Put it briefly, it’s the use of RDMA technology in hyper-converged data centers, cloud, storage, and virtualized systems, combining all of the benefits of RDMA with the familiarity of Ethernet.

What offers GROVF with RDMA RoCE v2 IP core?

As mentioned earlier, RDMA allows for more direct and efficient data transfer into and out of a server by implementing a transport protocol in each communication device’s network interface card (NIC). Two networked computers, for example, might be equipped with NICs that support the RDMA over Converged Ethernet (RoCE) protocol, allowing them to communicate via RoCE.

At the end of 2021, GROVF released RDMA RoCE V2 FPGA IP Core to democratize the RNIC market. It offered RDMA over Converged Ethernet (RoCE v2) system implementation and integration with standard Verbs API. Although there are various solutions in the industry offering RDMA capabilities, GROVF RDMA RoCE v2 IP core, and host drivers guarantee shorter latency and greater data throughput across all message sizes.

It is noteworthy that this IP core was game-changing for FPGA-based NICs that are indispensable in next-generation networks. With their unmatched scalability, FPGA-based SmartNICs allow communication service providers to effortlessly manage huge numbers of devices without substantially increasing latency or power consumption.

Thus, with low latency and high bandwidth in mind, GROVF developed a solution built on FPGA that does not compromise the latency and throughput compared to industry-leading ASIC-based RNIC producers.

Grovf RDMA RoCE v2 IP, when combined with FPGA in-line offload and acceleration capabilities, provokes applications such as HPC application offload, storage clustering and disaggregation offload, algorithmic trading, database memory pooling, and more.

High-Performance computing

Although high-performance computing (HPC) was once reserved for large enterprises with the wherewithal to build this advanced hardware, its capacity to analyze huge volumes of unstructured data and generate significant business insights have made it appealing to a wide variety of sectors.

As more computer processes migrate to cloud platforms and software systems become more standardized, businesses are seeking methods to include HPC into their data operations.

RDMA has a wide range of applications in high-performance computing (HPC), providing great performance and scalability, ultra-low latency, and little CPU overhead of compute- and data-intensive application data transfers.

Grovf RoCE V2 networking card provides exceptionally low latency (2-microsecond roundtrip) and high bandwidth (100Gbs), as well as connection with MPI’s standard Verbs API, on top of which MPI libs may be used to construct HPC AI and Big data processing applications.

Storage Disaggregation and clustering

Storage and computing disaggregation has become a widespread practice in many data centers and clouds.
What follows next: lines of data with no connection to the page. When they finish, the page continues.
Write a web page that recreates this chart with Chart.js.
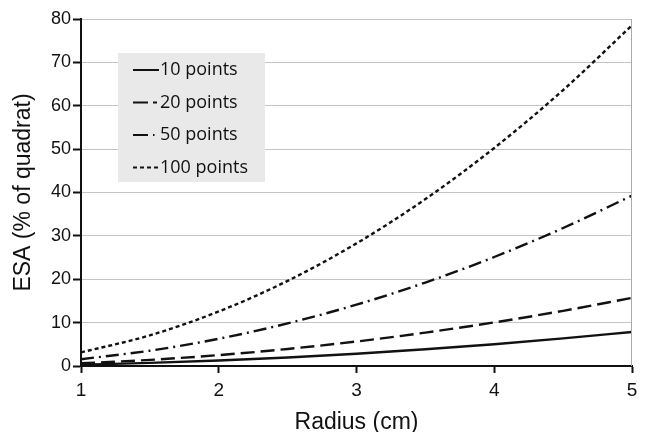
<!DOCTYPE html>
<html>
<head>
<meta charset="utf-8">
<script src="https://cdn.jsdelivr.net/npm/chart.js@4"></script>
<style>
  html, body { margin: 0; padding: 0; background: #fff; }
  #wrap { width: 645px; height: 432px; }
</style>
</head>
<body>
<div id="wrap"><canvas id="canvas_chart" width="645" height="432"></canvas></div>
<script>
// data
const radius = [1, 1.5, 2, 2.5, 3, 3.5, 4, 4.5, 5];
const pts10  = [0.31, 0.71, 1.26, 1.96, 2.83, 3.85, 5.03, 6.36, 7.85];
const pts20  = [0.63, 1.41, 2.51, 3.93, 5.65, 7.70, 10.05, 12.72, 15.71];
const pts50  = [1.57, 3.53, 6.28, 9.82, 14.14, 19.24, 25.13, 31.81, 39.27];
const pts100 = [3.14, 7.07, 12.57, 19.63, 28.27, 38.48, 50.27, 63.62, 78.54];
const seriesLabels = ["10 points", "20 points", "50 points", "100 points"];
const xTicks = [1, 2, 3, 4, 5];
const yTicks = [0, 10, 20, 30, 40, 50, 60, 70, 80];

const toXY = (ys) => ys.map((y, i) => ({ x: radius[i], y: y }));

const dashes = [[], [14, 6], [13, 5, 2, 5], [4, 3]];
// legend samples as [start, end] pieces, offsets from sample left
const legendPieces = [
  [[0, 26]],
  [[0, 15], [20, 24]],
  [[0, 15], [20, 21.5]],
  [[0, 4], [7, 11], [14, 18], [21, 25]]
];

// legend drawn inside the plot, grey box
const boxLegend = {
  id: "boxLegend",
  afterDraw(chart) {
    const ctx = chart.ctx;
    ctx.save();
    ctx.fillStyle = "#e9e9e9";
    ctx.fillRect(118, 53, 147, 129);
    ctx.font = "18px 'Open Sans', sans-serif";
    ctx.textBaseline = "middle";
    chart.data.datasets.forEach((ds, i) => {
      const y = 70 + i * 32.5;
      ctx.strokeStyle = "#111";
      ctx.lineWidth = 2;
      legendPieces[i].forEach(p => {
        ctx.beginPath();
        ctx.moveTo(133 + p[0], y);
        ctx.lineTo(133 + p[1], y);
        ctx.stroke();
      });
      ctx.fillStyle = "#111";
      ctx.fillText(ds.label, 160, y);
    });
    ctx.restore();
  }
};

const datasets = [pts10, pts20, pts50, pts100].map((d, i) => ({
  label: seriesLabels[i],
  data: toXY(d),
  borderColor: "#111",
  borderWidth: 2.4,
  borderDash: dashes[i],
  pointRadius: 0,
  tension: 0.4,
  cubicInterpolationMode: "monotone",
  fill: false
}));

const getCanvas = document.getElementById("canvas_chart");
const configChart = {
  type: "line",
  data: { datasets: datasets },
  options: {
    responsive: false,
    animation: false,
    layout: { padding: { top: 19, right: 13, left: 0, bottom: 0 } },
    plugins: { legend: { display: false }, tooltip: { enabled: false } },
    scales: {
      x: {
        type: "linear",
        min: 1,
        max: 5,
        afterBuildTicks: (s) => { s.ticks = xTicks.map(v => ({ value: v })); },
        afterFit: (s) => { s.height = 66; },
        grid: { display: true, drawOnChartArea: false, color: "#111", tickLength: 7, tickWidth: 2 },
        border: { color: "#111", width: 2 },
        ticks: { color: "#111", padding: 6, font: { family: "'Liberation Sans', Arial", size: 19 } },
        title: { display: true, text: "Radius (cm)", color: "#111", padding: { top: 0, bottom: 0 },
                 font: { family: "'Liberation Sans', Arial", size: 23, lineHeight: 0.8 } }
      },
      y: {
        min: 0,
        max: 80,
        afterBuildTicks: (s) => { s.ticks = yTicks.map(v => ({ value: v })); },
        afterFit: (s) => { s.width = 81; },
        grid: { color: "#c4c4c4", lineWidth: 1, tickColor: "#111", tickLength: 8, tickWidth: 2 },
        border: { color: "#111", width: 2 },
        ticks: { color: "#111", padding: 2, font: { family: "'Liberation Sans', Arial", size: 18 } },
        title: { display: true, text: "ESA (% of quadrat)", color: "#111", padding: { top: 10, bottom: 0 },
                 font: { family: "'Liberation Sans', Arial", size: 23 } }
      }
    }
  },
  plugins: [boxLegend, {
    id: "rightEdge",
    afterDraw(chart) {
      const a = chart.chartArea, ctx = chart.ctx;
      ctx.save();
      ctx.strokeStyle = "#aaa";
      ctx.lineWidth = 1;
      ctx.beginPath();
      ctx.moveTo(a.right - 0.5, a.top);
      ctx.lineTo(a.right - 0.5, a.bottom);
      ctx.stroke();
      ctx.restore();
    }
  }]
};
const canvas_chart = new Chart(getCanvas, configChart);
</script>
</body>
</html>
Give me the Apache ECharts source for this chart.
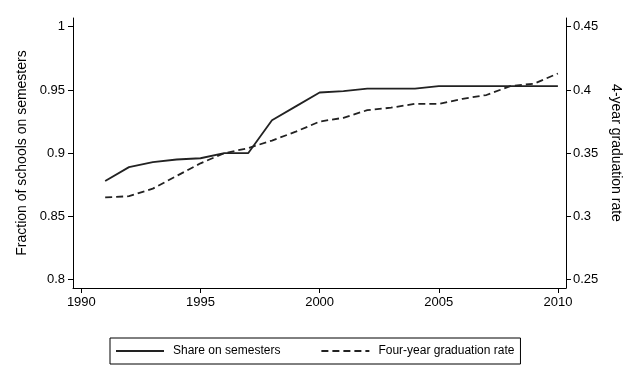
<!DOCTYPE html>
<html><head><meta charset="utf-8">
<script src="https://cdn.jsdelivr.net/npm/echarts@6/dist/echarts.min.js"></script>
<style>html,body{margin:0;padding:0;background:#fff}#c{width:639px;height:380px}</style>
</head><body><div id="c"></div>
<script>
const years = [1991,1992,1993,1994,1995,1996,1997,1998,1999,2000,2001,2002,2003,2004,2005,2006,2007,2008,2009,2010];
const shareSemesters = [0.878,0.889,0.893,0.895,0.896,0.900,0.900,0.926,0.937,0.948,0.949,0.951,0.951,0.951,0.953,0.953,0.953,0.953,0.953,0.953];
const gradRate = [0.315,0.316,0.322,0.332,0.342,0.350,0.354,0.360,0.367,0.375,0.378,0.384,0.386,0.389,0.389,0.393,0.396,0.403,0.405,0.413];
const xTicks = [1990,1995,2000,2005,2010];
const leftTicks = [0.8,0.85,0.9,0.95,1];
const rightTicks = [0.25,0.3,0.35,0.4,0.45];

const font = 'Liberation Sans, Arial, Helvetica, sans-serif';
const chart = echarts.init(document.getElementById('c'), null, {renderer:'canvas'});
chart.setOption({
  animation:false,
  backgroundColor:'#fff',
  textStyle:{fontFamily:font},
  grid:{left:73,right:73,top:18,bottom:92,containLabel:false},
  legend:{
    left:110, top:338, padding:[7,6,7,5],
    borderColor:'#000', borderWidth:1, borderRadius:0,
    itemWidth:48, itemHeight:12, itemGap:40,
    itemStyle:{opacity:0},
    textStyle:{fontSize:12,color:'#000',fontFamily:font,padding:[0,0,0,4]},
    data:['Share on semesters','Four-year graduation rate']
  },
  xAxis:{
    type:'value', min:1989.65, max:2010.34,
    axisLine:{show:true,lineStyle:{color:'#000',width:1}},
    axisTick:{show:true,length:5,lineStyle:{color:'#000'},customValues:xTicks},
    axisLabel:{color:'#000',fontSize:13,margin:8,customValues:xTicks,formatter:v=>String(v)},
    splitLine:{show:false}
  },
  yAxis:[{
    type:'value', position:'left', min:0.7934, max:1.0069,
    name:'Fraction of schools on semesters', nameLocation:'middle', nameGap:42, nameRotate:90,
    nameTextStyle:{fontSize:14,color:'#000',fontFamily:font},
    axisLine:{show:true,lineStyle:{color:'#000',width:1}},
    axisTick:{show:true,length:5,lineStyle:{color:'#000'},customValues:leftTicks},
    axisLabel:{color:'#000',fontSize:13,margin:8,customValues:leftTicks,formatter:v=>String(+v.toFixed(2))},
    splitLine:{show:false}
  },{
    type:'value', position:'right', min:0.2434, max:0.4569,
    name:'4-year graduation rate', nameLocation:'middle', nameGap:40, nameRotate:-90,
    nameTextStyle:{fontSize:14,color:'#000',fontFamily:font},
    axisLine:{show:true,lineStyle:{color:'#000',width:1}},
    axisTick:{show:true,length:5,lineStyle:{color:'#000'},customValues:rightTicks},
    axisLabel:{color:'#000',fontSize:13,margin:7,customValues:rightTicks,formatter:v=>String(+v.toFixed(2))},
    splitLine:{show:false}
  }],
  series:[{
    name:'Share on semesters', type:'line', yAxisIndex:0, symbol:'none',
    data:years.map((y,i)=>[y,shareSemesters[i]]),
    lineStyle:{color:'#222',width:1.8,type:'solid'},
    itemStyle:{color:'#222'}
  },{
    name:'Four-year graduation rate', type:'line', yAxisIndex:1, symbol:'none',
    data:years.map((y,i)=>[y,gradRate[i]]),
    lineStyle:{color:'#222',width:1.8,type:[7,4]},
    itemStyle:{color:'#222'}
  }]
});
</script></body></html>
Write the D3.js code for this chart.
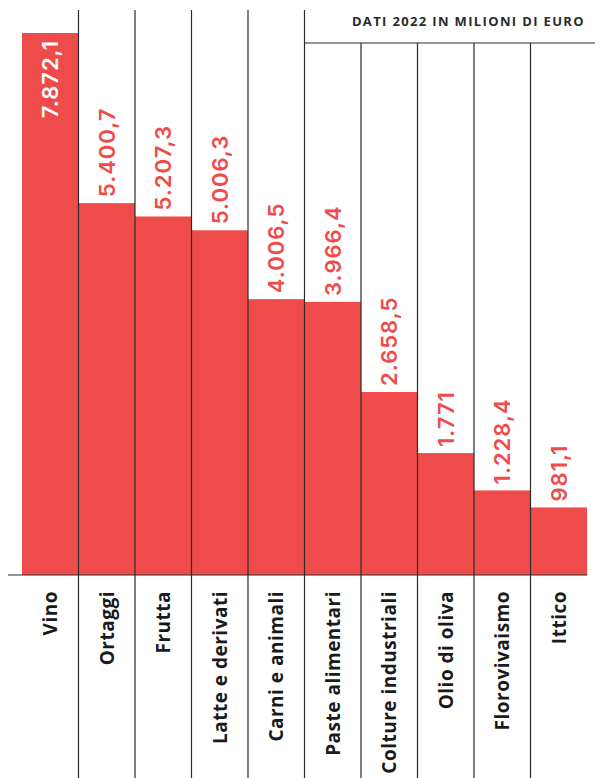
<!DOCTYPE html>
<html>
<head>
<meta charset="utf-8">
<script src="https://cdn.jsdelivr.net/npm/d3@7"></script>
<style>
  html, body { margin: 0; padding: 0; background: #fff; }
  svg { display: block; }
</style>
</head>
<body>
<div id="chart"></div>
<script>
// Data (valori 2022, milioni di euro)
const categories = ['Vino', 'Ortaggi', 'Frutta', 'Latte e derivati', 'Carni e animali',
  'Paste alimentari', 'Colture industriali', 'Olio di oliva', 'Florovivaismo', 'Ittico'];
const values = [7872.1, 5400.7, 5207.3, 5006.3, 4006.5, 3966.4, 2658.5, 1771, 1228.4, 981.1];
const headerText = 'DATI 2022 IN MILIONI DI EURO';

const width = 595, height = 778;
const baseY = 575;
const red = '#ef4b4b';
const ink = '#2b2b2b';

const itLocale = d3.formatLocale({ decimal: ',', thousands: '.', grouping: [3], currency: ['€', ''] });
const fmt = itLocale.format(',.1~f');

const svg = d3.select('#chart').append('svg')
  .attr('width', width)
  .attr('height', height);

svg.append('rect').attr('width', width).attr('height', height).attr('fill', '#fff');

const x = d3.scaleBand().domain(categories).range([22, 587]).padding(0);
const y = d3.scaleLinear().domain([0, d3.max(values)]).range([baseY, 33]);

const data = categories.map((c, i) => ({ cat: c, val: values[i] }));

// Bars
svg.append('g').selectAll('rect')
  .data(data)
  .enter().append('rect')
  .attr('x', d => x(d.cat))
  .attr('y', d => y(d.val))
  .attr('width', x.bandwidth())
  .attr('height', d => baseY - y(d.val))
  .attr('fill', red);

// Column separators (drawn over the bars)
const splitX = x(categories[5]);
svg.append('g').selectAll('line')
  .data(categories.slice(1))
  .enter().append('line')
  .attr('x1', d => x(d)).attr('x2', d => x(d))
  .attr('y1', d => x(d) <= splitX + 1 ? 10 : 43)
  .attr('y2', height)
  .attr('stroke', ink)
  .attr('stroke-width', 1.2);

// Header rule + note
svg.append('line')
  .attr('x1', splitX).attr('x2', width)
  .attr('y1', 43).attr('y2', 43)
  .attr('stroke', ink).attr('stroke-width', 1.2);

svg.append('text')
  .attr('x', 585).attr('y', 26)
  .attr('text-anchor', 'end')
  .attr('font-family', '"Open Sans", sans-serif')
  .attr('font-weight', 700)
  .attr('font-size', 13)
  .attr('letter-spacing', 1.35)
  .attr('fill', ink)
  .text(headerText);

// Baseline
svg.append('line')
  .attr('x1', 8).attr('x2', 587)
  .attr('y1', baseY).attr('y2', baseY)
  .attr('stroke', ink).attr('stroke-width', 1.2);

// Value labels (rotated)
svg.append('g').selectAll('text')
  .data(data)
  .enter().append('text')
  .attr('transform', (d, i) => {
    const cx = x(d.cat) + x.bandwidth() / 2;
    const ty = i === 0 ? y(d.val) + 7 : y(d.val) - 6;
    return `translate(${cx},${ty}) rotate(-90)`;
  })
  .attr('dy', '0.36em')
  .attr('text-anchor', (d, i) => i === 0 ? 'end' : 'start')
  .attr('font-family', 'Inter, sans-serif')
  .attr('font-weight', 600)
  .attr('font-size', 22)
  .attr('letter-spacing', 1)
  .attr('fill', (d, i) => i === 0 ? '#fff' : red)
  .text(d => fmt(d.val));

// Category labels (rotated, below baseline)
svg.append('g').selectAll('text')
  .data(categories)
  .enter().append('text')
  .attr('transform', d => `translate(${x(d) + x.bandwidth() / 2},${baseY + 16}) rotate(-90)`)
  .attr('dy', '0.36em')
  .attr('text-anchor', 'end')
  .attr('font-family', '"Open Sans", sans-serif')
  .attr('font-weight', 700)
  .attr('font-size', 19)
  .attr('letter-spacing', 0.5)
  .attr('fill', '#1a1a1a')
  .text(d => d);
</script>
</body>
</html>
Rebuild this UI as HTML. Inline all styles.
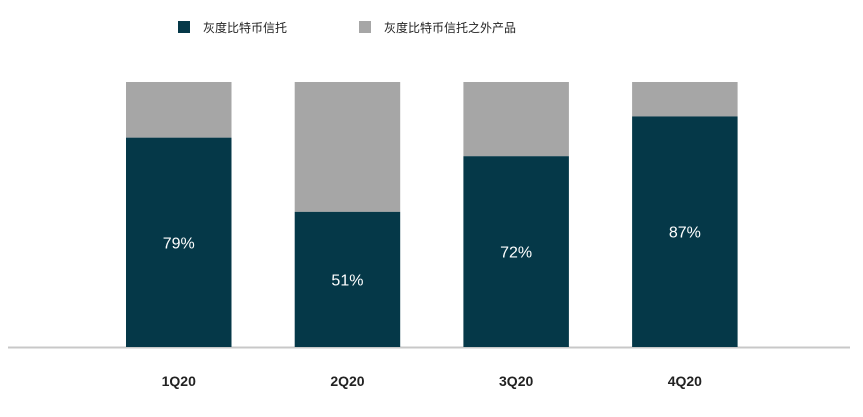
<!DOCTYPE html>
<html><head><meta charset="utf-8"><style>
html,body{margin:0;padding:0;background:#fff;}
svg{display:block;font-family:"Liberation Sans","Noto Sans CJK SC",sans-serif;}
</style></head><body>
<svg id="chart" width="863" height="417" viewBox="0 0 863 417">
  <g>
    <rect x="178" y="21" width="12" height="12" fill="#053848"/>
    <text x="203" y="32" font-size="12" fill="#222">灰度比特币信托</text>
    <rect x="359" y="21" width="12" height="12" fill="#a6a6a6"/>
    <text x="384" y="32" font-size="12" fill="#222">灰度比特币信托之外产品</text>
  </g>
  <line x1="8" y1="347.5" x2="850" y2="347.5" stroke="#c8c8c8" stroke-width="2"/>
  <g id="bars"></g>
</svg>
<script>
const categories = ["1Q20", "2Q20", "3Q20", "4Q20"];
const gbtcShare = [79, 51, 72, 87];
const otherShare = [21, 49, 28, 13];

const svg = document.getElementById('bars');
const NS = 'http://www.w3.org/2000/svg';
const baseY = 347, topY = 82;
const yScale = v => baseY - (v / 100) * (baseY - topY);
const xLeft = i => 126 + i * 168.7;
const barW = 105.5;

categories.forEach((c, i) => {
  const x = xLeft(i);
  const gTop = yScale(gbtcShare[i]);
  const oTop = yScale(gbtcShare[i] + otherShare[i]);
  const r1 = document.createElementNS(NS, 'rect');
  r1.setAttribute('x', x); r1.setAttribute('y', oTop);
  r1.setAttribute('width', barW); r1.setAttribute('height', gTop - oTop);
  r1.setAttribute('fill', '#a6a6a6');
  
  
  svg.appendChild(r1);
  const r2 = document.createElementNS(NS, 'rect');
  r2.setAttribute('x', x); r2.setAttribute('y', gTop);
  r2.setAttribute('width', barW); r2.setAttribute('height', baseY - gTop);
  r2.setAttribute('fill', '#053848');
  
  
  svg.appendChild(r2);
  const t = document.createElementNS(NS, 'text');
  t.setAttribute('x', x + barW / 2); t.setAttribute('y', (gTop + baseY) / 2 + 6);
  t.setAttribute('text-anchor', 'middle'); t.setAttribute('font-size', '16');
  t.setAttribute('fill', '#fff');
  
  
  t.textContent = gbtcShare[i] + '%';
  svg.appendChild(t);
  const l = document.createElementNS(NS, 'text');
  l.setAttribute('x', x + barW / 2); l.setAttribute('y', 386);
  l.setAttribute('text-anchor', 'middle'); l.setAttribute('font-size', '14');
  l.setAttribute('font-weight', 'bold'); l.setAttribute('fill', '#222');
  
  
  l.textContent = c;
  svg.appendChild(l);
});
</script>
</body></html>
Disaggregation makes it simple to manage and scale both the storage and computing pools. Moreover, it consolidates storage resources and lowers their costs by allowing the storage pool to be shared among applications and users.

In disaggregated storage, the performance of local storage is paired with the flexibility of storage area networks. As the importance of data access performance and latency rises, modern storage clusters are evolving to match 100Gbps network infrastructure.

High-performance connections between storage nodes are essential for constructing a disaggregated storage cluster system. According to this definition, RoCE V2 is a technology that permits data flow across servers while also enabling flexibility and performance at scale.

Database node scaling and memory pooling

More databases and data stores, as well as the applications that operate on top of them, are shifting to in-memory processing, and sometimes the memory capacity is insufficient, and the latencies across a cluster of smaller nodes are too high for adequate performance.

By bypassing the remote CPUs and utilizing the RDMA functions in network interface cards, we can accelerate the processing of in-memory datasets frequently associated with applications like databases and establish a decentralized memory network that can be harvested when needed.

A low-latency RDMA network card is an excellent option for memory pooling design in line with modern memory coherent extension technologies like CXL and CCIX. Low latency and high bandwidth data exchange technology may be provided by an RDMA network card connected to the CPU’s memory coherent buses on the one hand, and RoCE V2 extension on the other, allowing the construction of memory pools natively.

Financial Trading

The financial services sector has recently been buzzing about cloud migration. In the high-frequency trading market, where every second matters, RDMA’s excellent performance, and low latency make it particularly prominent among the world’s best trading organizations.

Final remarks

Opening new perspectives for FPGA-based RNIC makers, GROVF RDMA IP is presented with a reference design that contains the IP subsystem itself, the 100G MAC IP subsystem, DMA subsystem, host drivers, and a sample application on software. The system drivers are compatible with well-known RNIC cards and applications and are integrated with the OFED standard Verbs API. It also includes a low-latency FPGA implementation of RoCE v2 with a throughput of 100 Gbps.

Running RDMA in data centers allows for offloading of data transport and increased CPU resources available to the application. RoCE users may make use of RDMA’s features without having to change their network architecture. RoCE improves speed in search, storage, database, financial, and high transaction rate applications by lowering Ethernet network latency and offloading CPU overhead.